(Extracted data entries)
BEGIN

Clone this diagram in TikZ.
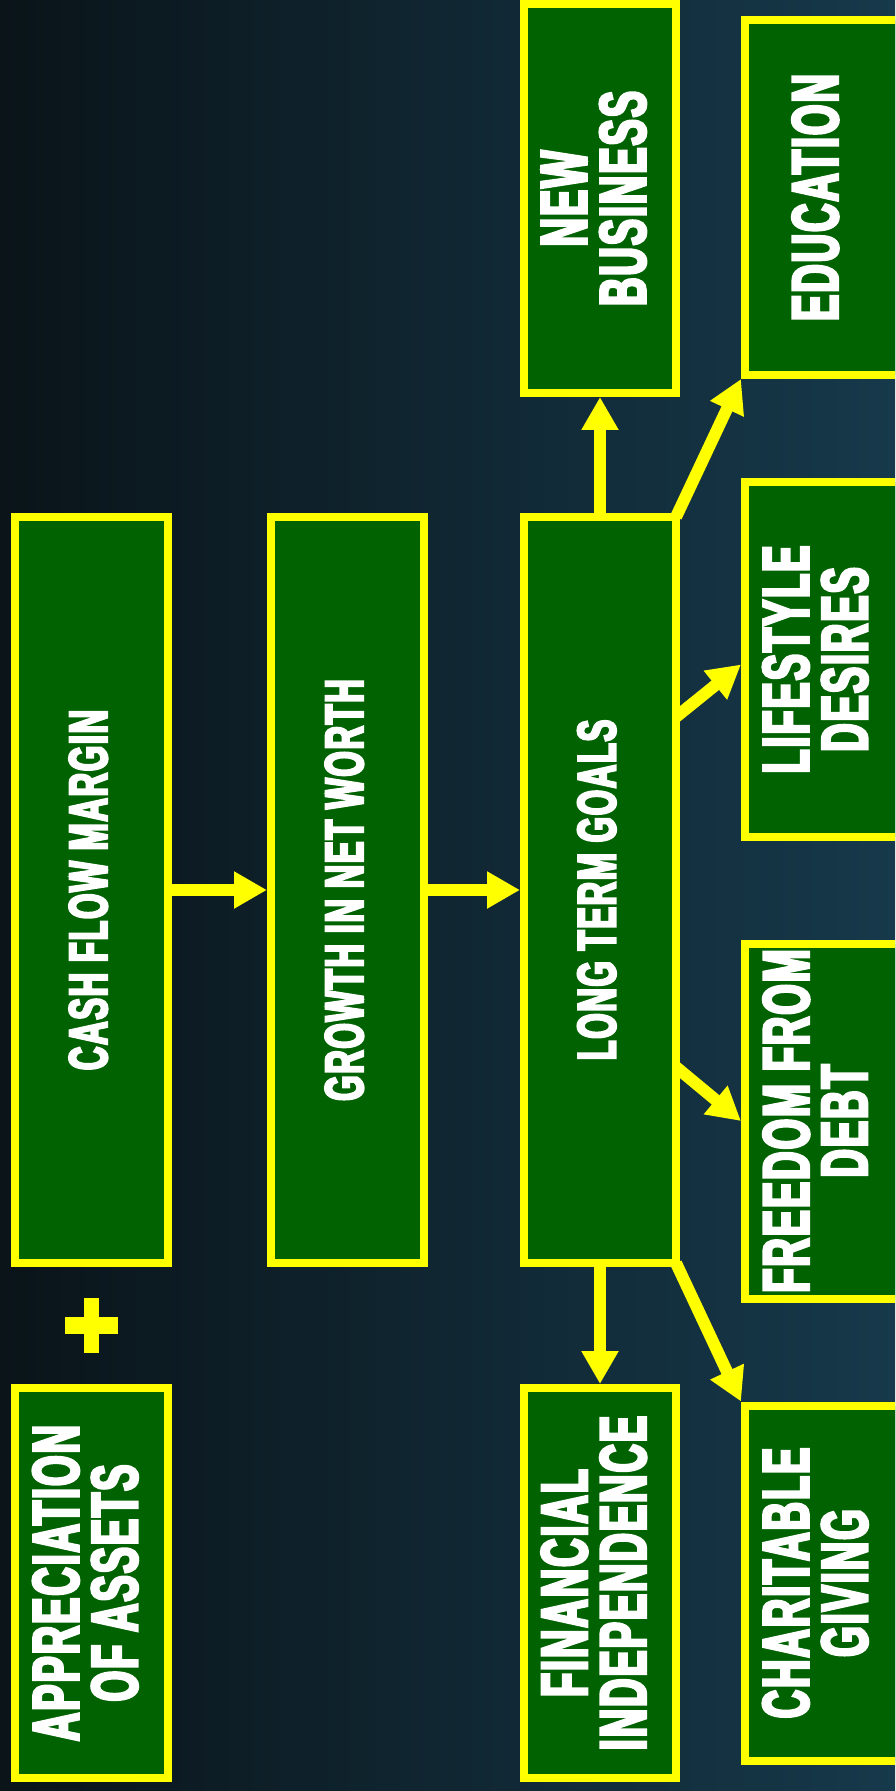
\documentclass[tikz,border=0pt]{standalone}
\usepackage{graphicx}
\usepackage{fontspec}
\usetikzlibrary{arrows.meta}
\newfontfamily\imp{Liberation Sans}[UprightFont=* Bold, FakeStretch=0.6, FakeBold=4, LetterSpace=3]
\definecolor{bgL}{HTML}{0A1419}
\definecolor{bgR}{HTML}{16394B}
\definecolor{boxgreen}{HTML}{006200}
\definecolor{boxyellow}{HTML}{FFFF00}
\renewcommand\arraystretch{0.722}
\newcommand\vbig[2][0pt]{{\imp\fontsize{32.8}{30}\selectfont\rotatebox{90}{\begin{tabular}{@{}c@{}}#2\end{tabular}}\hspace*{#1}}}
\newcommand\vsmall[1]{{\imp\fontsize{27.2}{16}\selectfont\rotatebox{90}{\begin{tabular}{@{}c@{}}#1\end{tabular}}}}
\tikzset{
  box/.style={draw=boxyellow, fill=boxgreen, line width=4pt, inner sep=0pt, text=white},
  arr/.style={draw=boxyellow, line width=6pt, -{Triangle[width=17.5pt,length=16.5pt]}}
}
\begin{document}
\begin{tikzpicture}[x=0.5pt, y=-0.5pt]
\useasboundingbox (0,0) rectangle (895,1791);
\clip (0,0) rectangle (895,1791);
\shade[left color=bgL, right color=bgR] (0,0) rectangle (895,1791);
% main column
\node[box, minimum width=76.5pt, minimum height=373pt] (cash) at (91.5,890) {\vsmall{CASH FLOW MARGIN}};
\node[box, minimum width=76.5pt, minimum height=373pt] (growth) at (347.5,890) {\vsmall{GROWTH IN NET WORTH}};
\node[box, minimum width=76pt, minimum height=373pt] (ltg) at (600,890) {\vsmall{LONG TERM GOALS}};
\node[box, minimum width=76pt, minimum height=194.5pt] (nb) at (600,198.5) {\vbig{NEW\\BUSINESS}};
\node[box, minimum width=76pt, minimum height=195pt] (fi) at (600,1583) {\vbig{FINANCIAL\\INDEPENDENCE}};
\node[box, minimum width=76.5pt, minimum height=195pt] (app) at (91.5,1583) {\vbig{APPRECIATION\\OF ASSETS}};
% right column
\node[box, minimum width=85pt, minimum height=177.5pt] (edu) at (830,197.5) {\vbig[8.5pt]{EDUCATION}};
\node[box, minimum width=85pt, minimum height=177.5pt] (life) at (830,659.5) {\vbig[8.5pt]{LIFESTYLE\\DESIRES}};
\node[box, minimum width=85pt, minimum height=177.5pt] (free) at (830,1121) {\vbig[8.5pt]{FREEDOM FROM\\DEBT}};
\node[box, minimum width=85pt, minimum height=177.5pt] (char) at (830,1583) {\vbig[8.5pt]{CHARITABLE\\GIVING}};
% plus sign
\fill[boxyellow] (65,1317) rectangle (118,1334);
\fill[boxyellow] (84,1298) rectangle (99,1353);
% connectors
\draw[arr] (cash.east) -- (growth.west);
\draw[arr] (growth.east) -- (ltg.west);
\draw[arr] (ltg.north) -- (nb.south);
\draw[arr] (ltg.south) -- (fi.north);
\draw[arr] ([shift={(-4,4)}]ltg.north east) -- (edu.south west);
\draw[arr] ([shift={(-4,-173)}]ltg.east) -- ([yshift=-2.5pt]life.west);
\draw[arr] ([shift={(-4,177)}]ltg.east) -- (free.west);
\draw[arr] ([shift={(-4,-4)}]ltg.south east) -- (char.north west);
\end{tikzpicture}
\end{document}
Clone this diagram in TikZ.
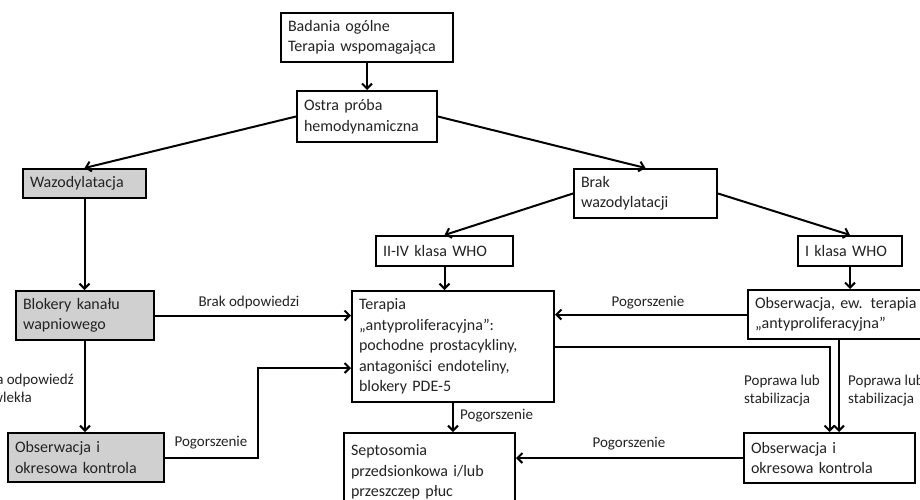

END

▶ **THE TASK**:
Repeat the data in full and exactly. Omit pictures.

▶ **SOLUTION TO THIS PROBLEM**:
Clone this diagram in TikZ.
\documentclass[tikz,border=0pt]{standalone}
\usepackage{graphicx}
\usepackage{fontspec}
\usetikzlibrary{arrows.meta}
\newfontfamily\imp{Liberation Sans}[UprightFont=* Bold, FakeStretch=0.6, FakeBold=4, LetterSpace=3]
\definecolor{bgL}{HTML}{0A1419}
\definecolor{bgR}{HTML}{16394B}
\definecolor{boxgreen}{HTML}{006200}
\definecolor{boxyellow}{HTML}{FFFF00}
\renewcommand\arraystretch{0.722}
\newcommand\vbig[2][0pt]{{\imp\fontsize{32.8}{30}\selectfont\rotatebox{90}{\begin{tabular}{@{}c@{}}#2\end{tabular}}\hspace*{#1}}}
\newcommand\vsmall[1]{{\imp\fontsize{27.2}{16}\selectfont\rotatebox{90}{\begin{tabular}{@{}c@{}}#1\end{tabular}}}}
\tikzset{
  box/.style={draw=boxyellow, fill=boxgreen, line width=4pt, inner sep=0pt, text=white},
  arr/.style={draw=boxyellow, line width=6pt, -{Triangle[width=17.5pt,length=16.5pt]}}
}
\begin{document}
\begin{tikzpicture}[x=0.5pt, y=-0.5pt]
\useasboundingbox (0,0) rectangle (895,1791);
\clip (0,0) rectangle (895,1791);
\shade[left color=bgL, right color=bgR] (0,0) rectangle (895,1791);
% main column
\node[box, minimum width=76.5pt, minimum height=373pt] (cash) at (91.5,890) {\vsmall{CASH FLOW MARGIN}};
\node[box, minimum width=76.5pt, minimum height=373pt] (growth) at (347.5,890) {\vsmall{GROWTH IN NET WORTH}};
\node[box, minimum width=76pt, minimum height=373pt] (ltg) at (600,890) {\vsmall{LONG TERM GOALS}};
\node[box, minimum width=76pt, minimum height=194.5pt] (nb) at (600,198.5) {\vbig{NEW\\BUSINESS}};
\node[box, minimum width=76pt, minimum height=195pt] (fi) at (600,1583) {\vbig{FINANCIAL\\INDEPENDENCE}};
\node[box, minimum width=76.5pt, minimum height=195pt] (app) at (91.5,1583) {\vbig{APPRECIATION\\OF ASSETS}};
% right column
\node[box, minimum width=85pt, minimum height=177.5pt] (edu) at (830,197.5) {\vbig[8.5pt]{EDUCATION}};
\node[box, minimum width=85pt, minimum height=177.5pt] (life) at (830,659.5) {\vbig[8.5pt]{LIFESTYLE\\DESIRES}};
\node[box, minimum width=85pt, minimum height=177.5pt] (free) at (830,1121) {\vbig[8.5pt]{FREEDOM FROM\\DEBT}};
\node[box, minimum width=85pt, minimum height=177.5pt] (char) at (830,1583) {\vbig[8.5pt]{CHARITABLE\\GIVING}};
% plus sign
\fill[boxyellow] (65,1317) rectangle (118,1334);
\fill[boxyellow] (84,1298) rectangle (99,1353);
% connectors
\draw[arr] (cash.east) -- (growth.west);
\draw[arr] (growth.east) -- (ltg.west);
\draw[arr] (ltg.north) -- (nb.south);
\draw[arr] (ltg.south) -- (fi.north);
\draw[arr] ([shift={(-4,4)}]ltg.north east) -- (edu.south west);
\draw[arr] ([shift={(-4,-173)}]ltg.east) -- ([yshift=-2.5pt]life.west);
\draw[arr] ([shift={(-4,177)}]ltg.east) -- (free.west);
\draw[arr] ([shift={(-4,-4)}]ltg.south east) -- (char.north west);
\end{tikzpicture}
\end{document}
Clone this diagram in TikZ.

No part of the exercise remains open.